A confusing post with no complete config provided nor really any context of where the devices sits WITHIN a network.
Where are other switches, upstream user router, upstream ISP modem ( or modem/router ). Type of ISP, public private, static dynamic… etc…

There are none, only two PC’s and a RB4011 between them.

I believe it is only an experiment, some people may have a less holistic approach than you have and try building (small) walls one brick at the time, without having designed the whole cathedral, knowing in advance that they will later need to demolish those small walls and start again.

So the chap wants to connect two devices on with two different IPs with no typical LAN structure so to speak??
Its a bogus concept to me. but me not trained LOL.

Ah, sindys explanation sheds a lot of light to the matter about the addresses in the subnets.

I’m sticking with the netmap-approach, as a bit later on I need to do 1:1 subnet NAT anyway. If we think about the wiki example ( I just changed the networks, nothing else), am I right to assume that one must be sure that there are no same address digits (outside the network address)? :

/ip firewall nat add chain=dstnat dst-address=192.168.0.0/24 action=netmap to-addresses=192.168.210.0/24
/ip firewall nat add chain=srcnat src-address=192.168.210.0/24 action=netmap to-addresses=192.168.0.0/24

If we now take my try of a “simple configuration”, from computer 1 point of view computer 2 should be found at 192.168.0.10, but it is already computer 1’s own address so I’m just pinging localhost.

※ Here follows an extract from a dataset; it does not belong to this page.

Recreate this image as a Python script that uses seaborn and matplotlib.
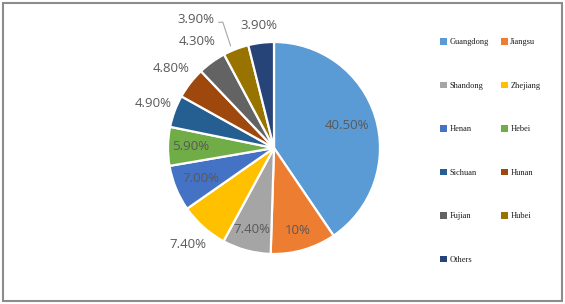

That’s not a problem I need to address, I’ll just change the IP address of the second computer, but should the router port’s ip address designation now be something other - like the whole network “192.168.0.0/24” or similar?

I don’t know, I think that you should make tests to understand how it works.
Common sense (which not necessarily applies in networking, and particularly in Mikrotik networking) tells me that there should be some mechanism to avoid that, but really cannot say.